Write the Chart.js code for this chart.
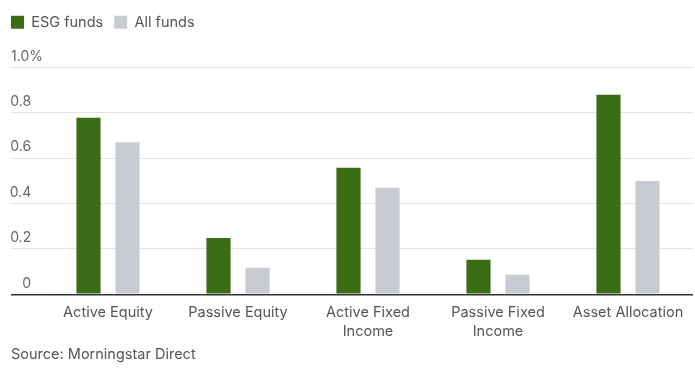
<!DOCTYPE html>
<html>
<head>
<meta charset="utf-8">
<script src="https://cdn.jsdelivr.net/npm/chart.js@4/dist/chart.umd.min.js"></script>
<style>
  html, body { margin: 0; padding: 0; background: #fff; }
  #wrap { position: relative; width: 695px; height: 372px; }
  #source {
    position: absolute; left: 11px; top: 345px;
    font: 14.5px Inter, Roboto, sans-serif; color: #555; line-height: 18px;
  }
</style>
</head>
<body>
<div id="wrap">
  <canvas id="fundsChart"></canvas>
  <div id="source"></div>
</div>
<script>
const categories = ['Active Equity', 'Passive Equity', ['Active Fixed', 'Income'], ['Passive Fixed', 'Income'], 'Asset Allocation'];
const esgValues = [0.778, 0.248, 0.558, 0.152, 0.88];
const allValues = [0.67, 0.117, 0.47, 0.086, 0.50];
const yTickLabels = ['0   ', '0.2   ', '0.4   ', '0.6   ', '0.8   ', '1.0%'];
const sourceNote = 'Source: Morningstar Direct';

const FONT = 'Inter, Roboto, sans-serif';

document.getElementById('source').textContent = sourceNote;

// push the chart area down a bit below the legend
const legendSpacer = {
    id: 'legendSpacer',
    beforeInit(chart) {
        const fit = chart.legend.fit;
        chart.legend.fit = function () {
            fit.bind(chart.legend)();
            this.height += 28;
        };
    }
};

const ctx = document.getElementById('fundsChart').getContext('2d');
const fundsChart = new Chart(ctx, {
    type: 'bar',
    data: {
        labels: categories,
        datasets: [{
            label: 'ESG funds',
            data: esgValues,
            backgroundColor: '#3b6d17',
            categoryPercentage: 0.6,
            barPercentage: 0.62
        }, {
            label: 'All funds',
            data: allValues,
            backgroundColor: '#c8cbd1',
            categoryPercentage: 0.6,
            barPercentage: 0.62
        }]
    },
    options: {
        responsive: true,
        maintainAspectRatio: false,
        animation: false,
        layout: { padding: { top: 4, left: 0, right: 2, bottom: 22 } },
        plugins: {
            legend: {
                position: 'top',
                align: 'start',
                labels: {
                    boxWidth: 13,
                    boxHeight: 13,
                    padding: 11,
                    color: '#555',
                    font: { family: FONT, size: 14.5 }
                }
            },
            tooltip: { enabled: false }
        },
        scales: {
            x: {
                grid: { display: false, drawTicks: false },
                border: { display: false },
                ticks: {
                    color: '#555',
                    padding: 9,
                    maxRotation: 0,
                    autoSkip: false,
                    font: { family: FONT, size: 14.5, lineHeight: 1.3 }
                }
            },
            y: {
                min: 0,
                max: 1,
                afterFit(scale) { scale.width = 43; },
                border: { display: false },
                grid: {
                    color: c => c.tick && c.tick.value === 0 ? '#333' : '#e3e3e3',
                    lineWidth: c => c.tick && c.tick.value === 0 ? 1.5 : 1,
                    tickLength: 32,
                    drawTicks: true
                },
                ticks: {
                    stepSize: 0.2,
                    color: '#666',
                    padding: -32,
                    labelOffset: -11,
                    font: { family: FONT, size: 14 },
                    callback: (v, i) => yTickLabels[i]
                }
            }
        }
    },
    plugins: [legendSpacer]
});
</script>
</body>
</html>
========================================
*WHAT THE EXERCISE ASKS*.
Look through the data above. Find each line with the string "this" and copy it.

*ANSWER TO THE TASK*.
Write the Chart.js code for this chart.
            this.height += 28;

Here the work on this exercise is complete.